For mixing it up in downtown traffic—among the dozens of all-white Waymo Jaguars and brightly wrapped Zoox Toyotas doing their autonomous driving thing—the Ferrari’s eDrive mode is perfectly sufficient. It uses the axial flux electric motor that lives between the 2.9 L V6 engine and the eight-speed dual-clutch transmission, but the donut-shaped motor’s 165 hp (123 kW) and, more importantly, 232 lb-ft (315 Nm) are all you need to move the 296’s roughly 3,300 lbs (1,500 kg) at city speeds. Visibility is good looking forward and is adequate otherwise, and the throttle mapping makes it easy to measure out just as much acceleration as you need.
Beyond the confines of the city center, you’ll want the contribution of the V6’s 654 hp (488 kW). There are three modes to choose from. Hybrid is best when the lithium-ion traction battery is charged, and the car’s brain will cut the V6 as and when necessary to save some fuel. If the 7.4 kWh battery is depleted, switching into Performance mode is a solution. This keeps the internal combustion engine fired and uses spare power to keep topping up the pack. It also sounds more raucous.
Finally, there’s Qualify mode, which gives you the maximum of both electric motor and V6, which combine to generate 818 hp (610 kW) and 545 lb-ft (740 Nm). This mode doesn’t care about maintaining a state of charge in the battery and is probably best-suited for a track day. For a turbocharged engine, the V6 revs freely, and Ferrari has imbued it with a torque curve more fitting of something naturally aspirated: peak torque doesn’t arrive until 6,250 rpm, so you have an incentive to let the revs soar. LED lights in the steering wheel rim tell you when to shift, and the large carbon fiber paddles are always at your fingertips.

The 296’s V6 uses a 120-degree V angle and mounts the turbochargers in the valley between the cylinder banks.
Credit: Ferrari
Truth be told, any of the three hybrid modes will generate sufficient power and torque to keep up on Texan highways, surrounded as you are by speeding SUVs and lifted pickup trucks. Here, the Ferrari’s deep metallic red paint and howling exhaust note are a bonus—anything that helps other road users notice there’s a car down by their wheels is helpful. And at these higher speeds, it soon became apparent that the 296 feels quite different from the last mid-engined Ferrari we tested.

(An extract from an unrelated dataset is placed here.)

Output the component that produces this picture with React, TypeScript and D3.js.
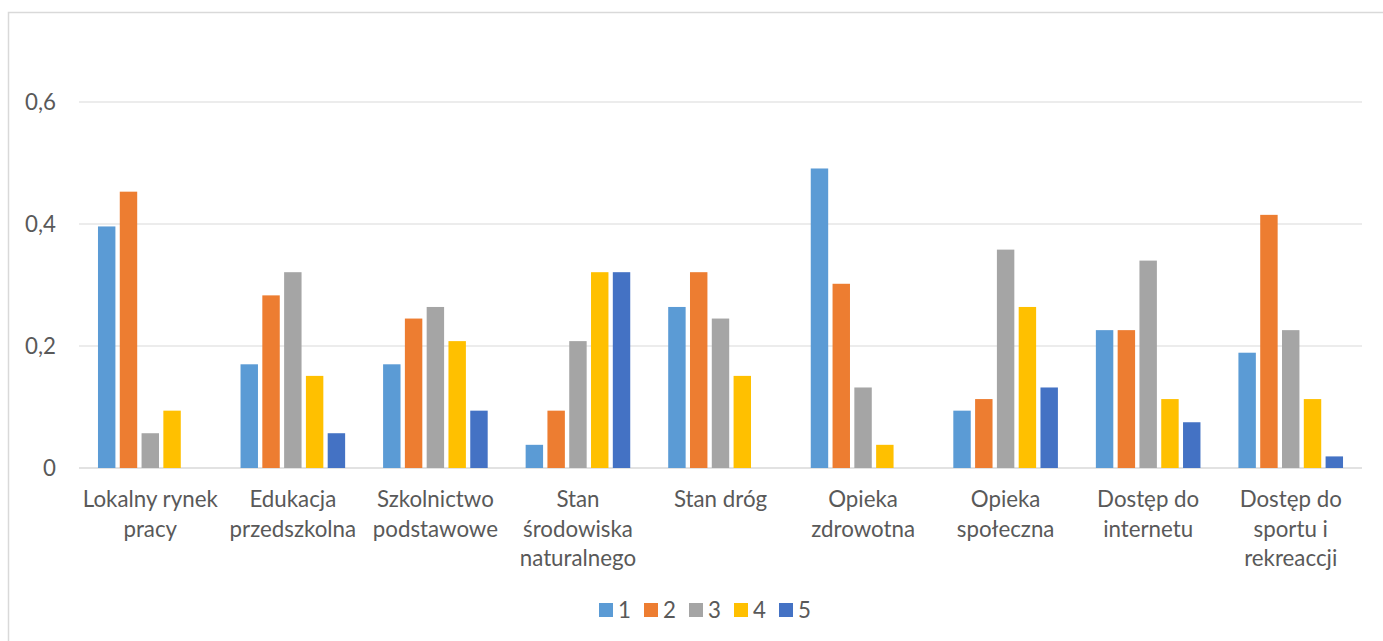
import React from "react";
import * as d3 from "d3";

const categories: string[][] = [
  ["Lokalny rynek", "pracy"],
  ["Edukacja", "przedszkolna"],
  ["Szkolnictwo", "podstawowe"],
  ["Stan", "środowiska", "naturalnego"],
  ["Stan dróg"],
  ["Opieka", "zdrowotna"],
  ["Opieka", "społeczna"],
  ["Dostęp do", "internetu"],
  ["Dostęp do", "sportu i", "rekreaccji"],
];

const seriesNames = ["1", "2", "3", "4", "5"];
const s1 = [0.396, 0.17, 0.17, 0.038, 0.264, 0.491, 0.094, 0.226, 0.189];
const s2 = [0.453, 0.283, 0.245, 0.094, 0.321, 0.302, 0.113, 0.226, 0.415];
const s3 = [0.057, 0.321, 0.264, 0.208, 0.245, 0.132, 0.358, 0.34, 0.226];
const s4 = [0.094, 0.151, 0.208, 0.321, 0.151, 0.038, 0.264, 0.113, 0.113];
const s5 = [0, 0.057, 0.094, 0.321, 0, 0, 0.132, 0.075, 0.019];
const seriesValues = [s1, s2, s3, s4, s5];
const colors = ["#5B9BD5", "#ED7D31", "#A5A5A5", "#FFC000", "#4472C4"];
const yTicks = [0, 0.2, 0.4, 0.6];
const yTickLabels = ["0", "0,2", "0,4", "0,6"];

const FONT = "Lato, 'Open Sans', sans-serif";
const TEXT = "#595959";

export default function App() {
  const W = 1383, H = 641;
  const left = 79, right = 1362, top = 102, bottom = 468;
  const catKeys = categories.map((_, i) => String(i));
  const x0 = d3.scaleBand<string>().domain(catKeys).range([left, right]);
  const groupW = 104.6;
  const x1 = d3.scaleBand<string>().domain(seriesNames).range([0, groupW]).paddingInner(0.2).paddingOuter(0);
  const y = d3.scaleLinear().domain([0, 0.6]).range([bottom, top]);
  const fs = 22.3;

  return (
    <svg width={W} height={H} style={{ position: "absolute", left: 0, top: 0, background: "#fff" }} fontFamily={FONT}>
      <rect x={0} y={0} width={W} height={H} fill="#fff" />
      {/* chart border */}
      <path d={`M8.5,${H} V12.5 H${W}`} fill="none" stroke="#d9d9d9" strokeWidth={1.5} />
      {/* gridlines */}
      {yTicks.map((t, i) => (
        <g key={i}>
          <line x1={left} x2={right} y1={y(t)} y2={y(t)} stroke="#d9d9d9" strokeWidth={i === 0 ? 1.5 : 1.2} />
          <text x={56} y={y(t)} dy="0.35em" textAnchor="end" fontSize={fs} fill={TEXT}>{yTickLabels[i]}</text>
        </g>
      ))}
      {/* bars */}
      {seriesValues.map((vals, si) => (
        <g key={si} fill={colors[si]}>
          {vals.map((v, ci) => {
            if (v <= 0) return null;
            const cx = (x0(String(ci)) as number) + x0.bandwidth() / 2;
            const bx = cx - groupW / 2 + (x1(seriesNames[si]) as number);
            return <rect key={ci} x={bx} y={y(v)} width={x1.bandwidth()} height={bottom - y(v)} />;
          })}
        </g>
      ))}
      {/* x labels */}
      {categories.map((lines, ci) => {
        const cx = (x0(String(ci)) as number) + x0.bandwidth() / 2;
        return (
          <text key={ci} x={cx} textAnchor="middle" fontSize={fs} fill={TEXT}>
            {lines.map((l, li) => (
              <tspan key={li} x={cx} y={507 + li * 29.5}>{l}</tspan>
            ))}
          </text>
        );
      })}
      {/* legend */}
      {seriesNames.map((n, i) => (
        <g key={n} transform={`translate(${599 + i * 45},603)`}>
          <rect width={14} height={14} fill={colors[i]} />
          <text x={19} y={7} dy="0.35em" fontSize={fs} fill={TEXT}>{n}</text>
        </g>
      ))}
    </svg>
  );
}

The old 488 GTB felt almost nervous at speed, as if it were skating along the road’s surface. The 296 has a more advanced electronic chassis control system and still features some of the most direct steering you’ll find in any car on sale today, but the experience at highway speeds is far more planted, especially in the rain.
Even in its lowest drag configuration, the 296’s bodywork generates more aerodynamic downforce than the 488 or F8, and unlike those cars, its active aerodynamics are designed to increase downforce when activated—in the older cars, the active aero’s purpose was to make the car more slippery through the air, similar to Formula 1’s drag reduction system. Accelerate hard and the rear spoiler deploys, adding an extra 220 lbs (100 kg) of downforce to push the rear wheels onto the road surface. The underbody even generates ground effect, helping to suck the car to the road at speed.
If more time with the 296 GTB meant the opportunity to get more familiar with how it handles, it was also a chance to get more familiar with the rest of the user experience. And here, things weren’t quite as great. For starters, you should expect slightly better interior trim quality for a car that starts at around $350,000 before you start adding options. But the aluminum chassis was visible in the passenger footwell, where some of the carpets had been misaligned before being glued in.
A larger annoyance concerns the multifunction steering wheel. Like many other OEMs, Ferrari has moved to capacitive controls for its steering wheel. But the company puts far more controls on its steering wheels than most of those other automakers; other than a panel on one side of the driver’s dash for the lights and another on the other side for the climate controls, you need to use the control panels on the wheel to do basically anything. And it’s frustrating.
Switching between powertrain modes works mostly fine, but it would be much better if this was a physical “manettino” like the one on the other side of the wheel that toggles you through the chassis drive modes. The biggest annoyance is the D-pad that lives on the right spoke. You need this to navigate through any of the car’s settings or if you want to use Apple CarPlay or Android Auto, but it’s simply not up to the task. Swipes only sometimes register, making it nearly unusable. In fact, the wheel is so frustrating to use that it’s almost enough to offset all of its positive qualities.
The good news is that Ferrari has seen the error of its ways and introduced a new multifunction wheel with physical buttons, which is retrofittable to the 296, as well as the other Ferraris that have been afflicted with the capacitive wheel.